Professional ratings
Review scores
| Source | Rating |
| AllMusic | Star |
| Music Week | Star |
| NME | 8/10 |
| Pop Rescue | (favorable) |
| Smash Hits | Star |
| Spin | (mixed) |

==Critical reception==
Music Week gave the album 4 out of 5, writing, "Olga De Souza belts out a collection of songs from hedonistic heaven. The success of the title track and follow-up single, 'Baby Baby', bode well for this superior dance album." NME ranked it eight out of ten, commenting, "Once more the Spagna Brothers, I and G, and their mate F Bontempi — who gave us 'Ride On Time' — rock out with new singer Corona. This is all you ever wanted — other people's song titles ('Don't Go Breaking My Heart', the title track) over a belting dance beat. Immaculate." Jordan Paramor from Smash Hits named it Best New Album, adding, "Then the DJ spins a smart Corona record and life is good again! Suddenly everyone's grooving to a jump-around, fling-your-arms-about tune, and there's nine of them to be found on this album! Shimmy to 'Try Me Out'. Marvellous! Bop to 'I Gotta Keep Dancin'. Er...danceable!
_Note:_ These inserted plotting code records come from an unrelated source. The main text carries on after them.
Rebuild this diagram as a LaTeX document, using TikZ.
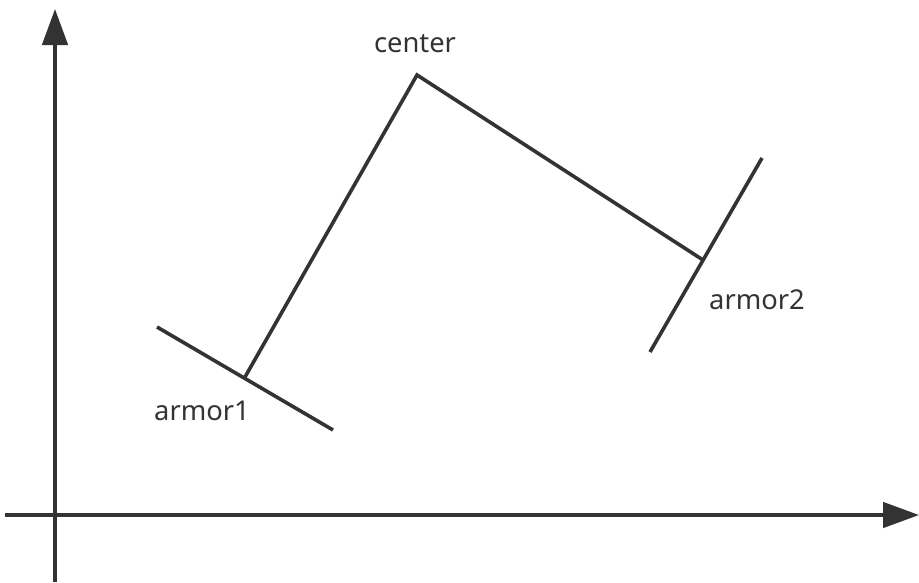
\documentclass[tikz,border=0pt]{standalone}
\usepackage{fontspec}
\setmainfont{Noto Sans}
\usetikzlibrary{arrows.meta}
\begin{document}
\begin{tikzpicture}[x=0.75pt, y=-0.75pt,
    line/.style={line width=2.7pt, draw=black!80},
    axis/.style={line/.try, -{Triangle[length=27pt, width=19pt]}},
    label/.style={text=black!80, font=\fontsize{20.5}{24}\selectfont, inner sep=0pt}]
	\useasboundingbox (0,0) rectangle (919,582);
	% 坐标轴
	\coordinate (xs) at (5,515);
	\coordinate (xe) at (919,515);
	\coordinate (ys) at (55,582);
	\coordinate (ye) at (55,9);
	\draw[line, axis] (xs) -- (xe);
	\draw[line, axis] (ys) -- (ye);
	
	% 中心点与两块装甲
	\coordinate (center) at (417,75);
	\coordinate (armor1) at (245,377);
	\coordinate (armor2) at (703,260);
	\draw[line] (armor1) -- (center) -- (armor2);
	
	% 装甲板
	\coordinate (a1l) at (157,327);
	\coordinate (a1r) at (333,430);
	\coordinate (a2t) at (762,158);
	\coordinate (a2b) at (650,352);
	\draw[line] (a1l) -- (a1r);
	\draw[line] (a2t) -- (a2b);
	
	\node[label] (lc) at (415,44) {center};
	\node[label] (l1) at (202,411) {armor1};
	\node[label] (l2) at (757,300) {armor2};
\end{tikzpicture}
\end{document}
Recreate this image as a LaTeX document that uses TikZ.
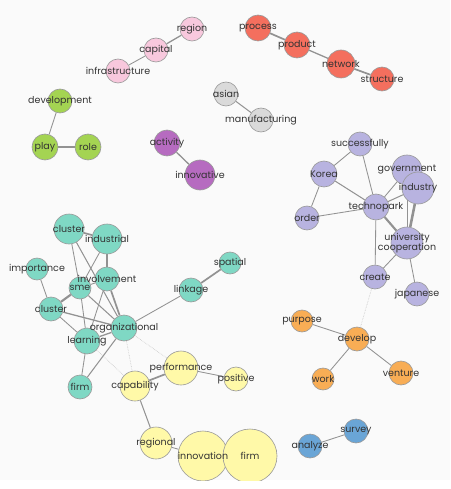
\documentclass[tikz,border=0pt]{standalone}
\usepackage{fontspec}
\setmainfont{Poppins}
\usetikzlibrary{backgrounds}

\definecolor{pinkc}{HTML}{F8C8DD}
\definecolor{redc}{HTML}{F46F5E}
\definecolor{greyc}{HTML}{DADADA}
\definecolor{greenc}{HTML}{A4D452}
\definecolor{purplec}{HTML}{B66BC0}
\definecolor{lavc}{HTML}{B8B3E0}
\definecolor{orangec}{HTML}{F8AD55}
\definecolor{bluec}{HTML}{6AA5D6}
\definecolor{tealc}{HTML}{7FD8C4}
\definecolor{yellowc}{HTML}{FFF9A8}
\definecolor{edgecolor}{HTML}{929292}
\definecolor{textcolor}{HTML}{333333}

\begin{document}
\begin{tikzpicture}[x=1pt, y=-1pt,
    term/.style={circle, draw=gray!80, line width=0.6pt, inner sep=0pt},
    termtext/.style={text=textcolor, font=\fontsize{9.5}{10.5}\selectfont,
        align=center, inner sep=0pt},
    link/.style={draw=edgecolor, line width=#1*0.85pt},
    weaklink/.style={draw=gray!45, line width=0.6pt, densely dotted}
    ]

    \useasboundingbox (0,0) rectangle (450,489);

    \newcommand{\termlist}{
        region/192/29/12/pinkc/region,
        capital/156/50/12/pinkc/capital,
        infrastructure/118/71/12/pinkc/infrastructure,
        process/258/28/13/redc/process,
        product/297/45/13/redc/product,
        network/341/64/14/redc/network,
        structure/382/79/12/redc/structure,
        asian/226/94/12/greyc/asian,
        manufacturing/261/120/12/greyc/manufacturing,
        development/60/101/12/greenc/development,
        play/45/147/13/greenc/play,
        role/88/147/13/greenc/role,
        activity/167/143/13/purplec/activity,
        innovative/200/175/15/purplec/innovative,
        successfully/360/144/12/lavc/successfully,
        korea/324/174/13/lavc/Korea,
        government/407/170/15/lavc/government,
        industry/418/188/16/lavc/industry,
        technopark/376/207/13/lavc/technopark,
        order/307/218/12/lavc/order,
        university/407/243/16/lavc/{university\\cooperation},
        create/375/277/12/lavc/create,
        japanese/417/294/12/lavc/japanese,
        purpose/302/321/11/orangec/purpose,
        develop/357/339/12/orangec/develop,
        work/323/379/11/orangec/work,
        venture/401/373/12/orangec/venture,
        survey/356/431/12/bluec/survey,
        analyze/310/446/12/bluec/analyze,
        clustera/69/229/15/tealc/cluster,
        industrial/107/239/15/tealc/industrial,
        importance/37/269/11/tealc/importance,
        involvement/107/279/12/tealc/involvement,
        sme/80/288/11/tealc/sme,
        clusterb/51/309/12/tealc/cluster,
        organizational/124/328/13/tealc/organizational,
        learning/87/341/13/tealc/learning,
        firma/80/387/12/tealc/firm,
        linkage/191/290/12/tealc/linkage,
        spatial/230/263/11/tealc/spatial,
        capability/135/386/15/yellowc/capability,
        performance/181/368/17/yellowc/performance,
        positive/236/379/12/yellowc/positive,
        regional/156/443/16/yellowc/regional,
        innovation/203/456/25/yellowc/innovation,
        firmb/250/456/27/yellowc/firm}

    \newcommand{\linklist}{
        region/capital/1.5, capital/infrastructure/1,
        process/product/2, product/network/1.5, network/structure/2,
        asian/manufacturing/1.2,
        development/play/1, play/role/2,
        activity/innovative/1.5,
        successfully/korea/1, successfully/technopark/1, korea/order/1,
        korea/technopark/1.2, order/technopark/1, technopark/government/1,
        technopark/industry/1.2, technopark/university/2.5, technopark/create/1,
        government/industry/1, industry/university/3, government/university/1,
        university/create/1, university/japanese/1,
        purpose/develop/1, develop/work/1, develop/venture/1,
        analyze/survey/1,
        clustera/industrial/2, clustera/sme/1, clustera/organizational/1.2,
        industrial/involvement/1.5, industrial/sme/1, importance/clusterb/1,
        sme/clusterb/2.5, sme/involvement/1, sme/organizational/1.2,
        sme/learning/1, involvement/organizational/2, involvement/learning/1,
        clusterb/organizational/1.5, clusterb/learning/1,
        learning/organizational/1.5, learning/firma/1, organizational/firma/1.2,
        organizational/linkage/1, linkage/spatial/2,
        capability/performance/2, performance/positive/1,
        capability/regional/1.2, regional/innovation/1, innovation/firmb/1}

    \newcommand{\weaklist}{
        organizational/capability, organizational/performance,
        learning/capability, create/develop}

    % Define vertices
    \begin{scope}
        \clip (0,0) rectangle (450,480);
        \foreach \nm/\x/\y/\r/\col/\txt in \termlist {
            \node[term, fill=\col, minimum size=2*\r pt] (\nm) at (\x,\y) {};
        }
        % Labels on top of all circles
        \foreach \nm/\x/\y/\r/\col/\txt in \termlist {
            \node[termtext] (\nm-t) at (\nm.center) {\txt};
        }
    \end{scope}

    % Define edges
    \begin{scope}[on background layer]
        \fill[gray!4] (0,0) rectangle (450,480);
        \foreach \a/\b/\w in \linklist {
            \draw[link=\w] (\a) -- (\b);
        }
        \foreach \a/\b in \weaklist {
            \draw[weaklink] (\a) -- (\b);
        }
    \end{scope}
\end{tikzpicture}
\end{document}
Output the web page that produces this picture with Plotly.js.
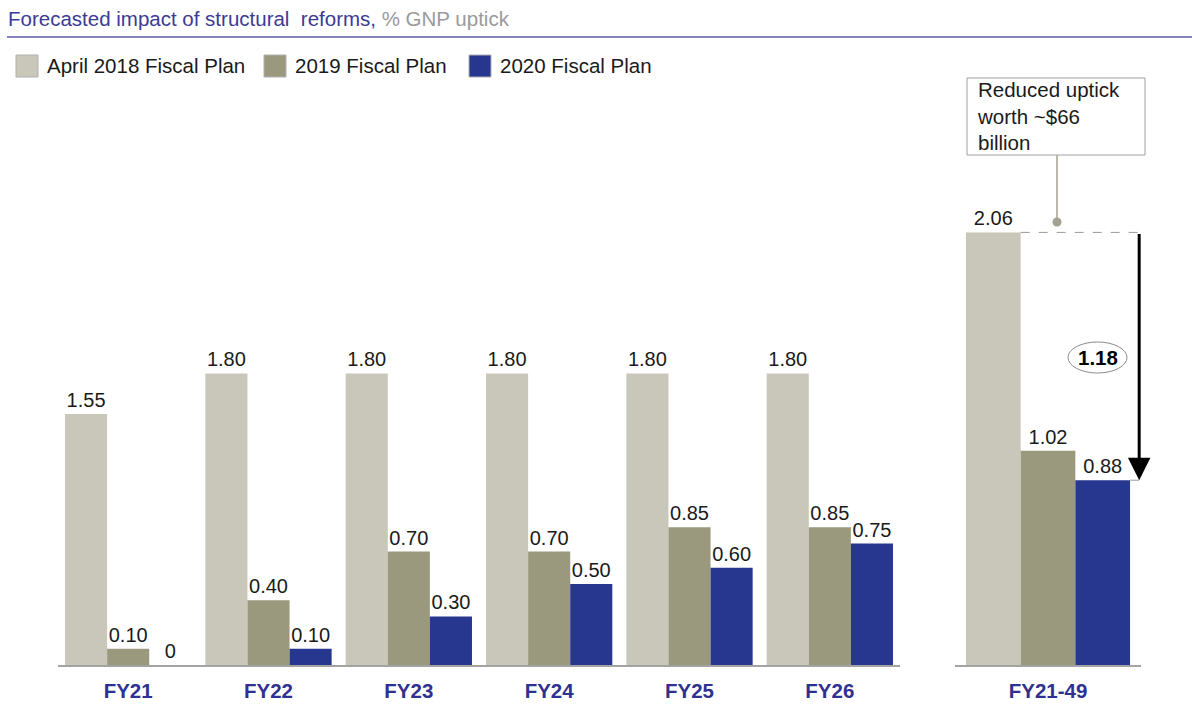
<!DOCTYPE html>
<html>
<head>
<meta charset="utf-8">
<script src="https://cdn.plot.ly/plotly-3.0.1.min.js"></script>
<style>html,body{margin:0;padding:0;background:#fff;}#chart{width:1192px;height:709px;}</style>
</head>
<body>
<div id="chart"></div>
<script>
// ---- data ----
const categories = ['FY21', 'FY22', 'FY23', 'FY24', 'FY25', 'FY26'];
const april2018 = [1.55, 1.80, 1.80, 1.80, 1.80, 1.80];
const plan2019 = [0.10, 0.40, 0.70, 0.70, 0.85, 0.85];
const plan2020 = [0, 0.10, 0.30, 0.50, 0.60, 0.75];
const totalCategory = ['FY21-49'];
const totalApril2018 = [2.06];
const totalPlan2019 = [1.02];
const totalPlan2020 = [0.88];
const seriesNames = ['April 2018 Fiscal Plan', '2019 Fiscal Plan', '2020 Fiscal Plan'];
const colors = ['#c8c7b9', '#9a997e', '#27378f'];

const W = 1192, H = 709;
const px = v => v / W;
const py = v => 1 - v / H;
const fmt = v => v === 0 ? '0' : v.toFixed(2);
const FONT = 'Liberation Sans, Arial, sans-serif';

function bar(xs, ys, i, xa, ya) {
  return {
    type: 'bar', x: xs, y: ys, name: seriesNames[i], xaxis: xa, yaxis: ya,
    marker: {color: colors[i], line: {width: 0}},
    text: ys.map(fmt), textposition: 'outside', constraintext: 'none',
    textfont: {family: FONT, size: 20, color: '#1a1a1a'},
    cliponaxis: false, showlegend: false, hoverinfo: 'skip'
  };
}

const data = [
  bar(categories, april2018, 0, 'x', 'y'),
  bar(categories, plan2019, 1, 'x', 'y'),
  bar(categories, plan2020, 2, 'x', 'y'),
  bar(totalCategory, totalApril2018, 0, 'x2', 'y2'),
  bar(totalCategory, totalPlan2019, 1, 'x2', 'y2'),
  bar(totalCategory, totalPlan2020, 2, 'x2', 'y2')
];

const yBottom = py(665), yTop = py(100);
const axisX = {
  type: 'category', showgrid: false, zeroline: false,
  showline: true, linecolor: '#a3a3a3', linewidth: 2,
  ticks: '', ticklabelstandoff: 6,
  tickfont: {family: FONT, size: 20.5, color: '#2e3192', weight: 'bold'}
};
const axisY = {showgrid: false, zeroline: false, showline: false, showticklabels: false, ticks: '', fixedrange: true};

const shapes = [];
const annotations = [];

// title + rule
annotations.push({
  xref: 'paper', yref: 'paper', x: px(6), y: py(19), xanchor: 'left', yanchor: 'middle', showarrow: false,
  text: '<span style="color:#3b3b96">Forecasted impact of structural  reforms,</span><span style="color:#9a9a9a"> % GNP uptick</span>',
  font: {family: FONT, size: 20.5}
});
shapes.push({type: 'line', xref: 'paper', yref: 'paper', x0: px(7), x1: 1, y0: py(37), y1: py(37), line: {color: '#5a5aa8', width: 1.5}});

// legend (manual, large swatches)
const legendSw = [16, 264, 469];
seriesNames.forEach((n, i) => {
  shapes.push({type: 'rect', xref: 'paper', yref: 'paper', x0: px(legendSw[i]), x1: px(legendSw[i] + 22), y0: py(77), y1: py(55),
    fillcolor: colors[i], line: {color: '#b0b0b0', width: 1}});
  annotations.push({xref: 'paper', yref: 'paper', x: px(legendSw[i] + 29), y: py(66), xanchor: 'left', yanchor: 'middle', showarrow: false,
    text: n, font: {family: FONT, size: 20.5, color: '#1a1a1a'}});
});

// callout box
shapes.push({type: 'rect', xref: 'paper', yref: 'paper', x0: px(967), x1: px(1145), y0: py(155), y1: py(78),
  fillcolor: '#ffffff', line: {color: '#a0a0a0', width: 1}});
annotations.push({xref: 'paper', yref: 'paper', x: px(975), y: py(116.5), xanchor: 'left', yanchor: 'middle', align: 'left', showarrow: false,
  text: 'Reduced uptick<br>worth ~$66<br>billion', font: {family: FONT, size: 20.5, color: '#1a1a1a'}});
shapes.push({type: 'line', xref: 'paper', yref: 'paper', x0: px(1057), x1: px(1057), y0: py(155), y1: py(222), line: {color: '#a3a290', width: 1.5}});
shapes.push({type: 'circle', xref: 'paper', yref: 'paper', x0: px(1052.5), x1: px(1061.5), y0: py(226.5), y1: py(217.5),
  fillcolor: '#a3a290', line: {color: '#a3a290', width: 0}});

// dashed reference lines in data coords of panel 2
shapes.push({type: 'line', xref: 'x2', yref: 'y2', x0: -0.15, x1: 0.57, y0: totalApril2018[0], y1: totalApril2018[0],
  line: {color: '#9a9a9a', width: 1, dash: 'dash'}});
shapes.push({type: 'line', xref: 'x2', yref: 'y2', x0: 0.45, x1: 0.57, y0: totalPlan2020[0], y1: totalPlan2020[0],
  line: {color: '#9a9a9a', width: 1, dash: 'dash'}});

// arrow
annotations.push({xref: 'x2', yref: 'y2', axref: 'x2', ayref: 'y2', x: 0.5, y: totalPlan2020[0], ax: 0.5, ay: totalApril2018[0],
  text: '', showarrow: true, arrowhead: 2, arrowsize: 1.5, arrowwidth: 3, arrowcolor: '#000', standoff: 0, startstandoff: 0});

// ellipse with difference
const diff = totalApril2018[0] - totalPlan2020[0];
shapes.push({type: 'circle', xref: 'paper', yref: 'paper', x0: px(1068), x1: px(1127), y0: py(373), y1: py(342),
  fillcolor: '#ffffff', line: {color: '#8a8a8a', width: 1}});
annotations.push({xref: 'paper', yref: 'paper', x: px(1097.5), y: py(357.5), xanchor: 'center', yanchor: 'middle', showarrow: false,
  text: '<b>' + diff.toFixed(2) + '</b>', font: {family: FONT, size: 20.5, color: '#000'}});

const layout = {
  width: W, height: H,
  margin: {l: 0, r: 0, t: 0, b: 0},
  paper_bgcolor: '#fff', plot_bgcolor: 'rgba(0,0,0,0)',
  barmode: 'group', bargap: 0.1, bargroupgap: 0,
  showlegend: false,
  xaxis: Object.assign({}, axisX, {domain: [px(58), px(900)], range: [-0.5, 5.5]}),
  xaxis2: Object.assign({}, axisX, {domain: [px(955), px(1141)], range: [-0.51, 0.51]}),
  yaxis: Object.assign({}, axisY, {domain: [yBottom, yTop], range: [0, 565 / 162]}),
  yaxis2: Object.assign({}, axisY, {domain: [yBottom, yTop], range: [0, 565 / 210], anchor: 'x2'}),
  shapes: shapes,
  annotations: annotations,
  font: {family: FONT}
};
layout.xaxis.anchor = 'y';
layout.xaxis2.anchor = 'y2';

Plotly.newPlot('chart', data, layout, {displayModeBar: false, staticPlot: true});
</script>
</body>
</html>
And well worth your money."

==Track listing==

| No. | Title | Writer(s) | Length |
|---|---|---|---|
| 1. | "Baby Baby" | Francesco Bontempi; Antonia Bottari; | 3:45 |
| 2. | "Try Me Out" | Bontempi; Giorgio Spagna; Annerley Gordon; | 3:24 |
| 3. | "Get Up and Boogie" | Bontempi; Bottari; Ivana Spagna; | 3:13 |
| 4. | "I Don't Wanna Be a Star" | Bontempi; Bottari; I. Spagna; | 3:15 |
| 5. | "I Want Your Love" | Bontempi; Mauro Marcolin; Valerio Gaffurini; Federico Di Bonaventura; | 3:42 |
| 6. | "In the Name of Love" | Bontempi; Bottari; I. Spagna; | 3:38 |
| 7. | "I Gotta Keep Dancin'" | M. Anthony | 3:35 |
| 8. | "The Rhythm of the Night" | Bontempi; G. Spagna; Gordon; Pete Glenister; Mike Gaffey; | 4:20 |
| 9. | "Baby I Need Your Love" | Bontempi; G. Spagna; Gordon; | 4:09 |
| 10. | "Don't Go Breaking My Heart" | Franco Martinelli; Antonio Puntillo; | 3:17 |
| 11. | "When I Give My Love" | Bontempi; Stefano Tonelli; Marco Baroni; Luca Ratti; Andrea Bellucci; | 3:30 |
| 12. | "Do You Want Me" | Bontempi; Andrea Martin; Nick Heathen; I.G. Off; | 3:28 |
| 13. | "You Gotta Be Movin'" | Bontempi | 5:26 |
| 14. | "The Rhythm of the Night" (Rapino Bros 7" Single) | Bontempi; G. Spagna; Gordon; Glenister; Gaffey; | 3:40 |
| 15. | "Baby Baby" (Dancing Divaz Club Mix) | Bontempi; Bottari; | 6:07 |
| 16. | "The Rhythm of the Night" (Lee Marrow Space Mix; duet with Ice MC) | Bontempi; G. Spagna; Gordon; Glenister; Gaffey; | 6:29 |

==Personnel==
- Created, arranged and produced by Checco & Soul Train for a Lee Marrow production
- Vocally performed by Sandy Chambers (except tracks 8) and Jenny B (track 8)
- All tracks recorded and mixed by Lee Marrow (except tracks 11–13)
- Engineered by Francesco Alberti at Casablanca Recordings, Italy
- Graphic art: Sunrise, Italy

==Charts and certifications==

===Weekly charts===

Weekly chart performance for The Rhythm of the Night
| Chart (1995) | Peak position |
|---|---|
| Australian Albums (ARIA) | 10 |
| Finnish Albums (The Official Finnish Charts) | 30 |
| French Albums (SNEP) | 26 |
| Swiss Albums (Swiss Hitparade) | 35 |
| Scottish Album Chart | 21 |
| UK Albums (OCC) | 18 |
| US Billboard Heatseekers Albums Chart | 2 |

===Year-end charts===

1995 year-end chart performance for The Rhythm of the Night
| Chart (1995) | Position |
|---|---|
| Australian Albums (ARIA) | 99 |

===Certifications===

Certifications and sales for The Rhythm of the Night
| Region | Certification | Certified units/sales |
| Australia (ARIA) | Gold | 35,000^{^} |
^{^} Shipments figures based on certification alone.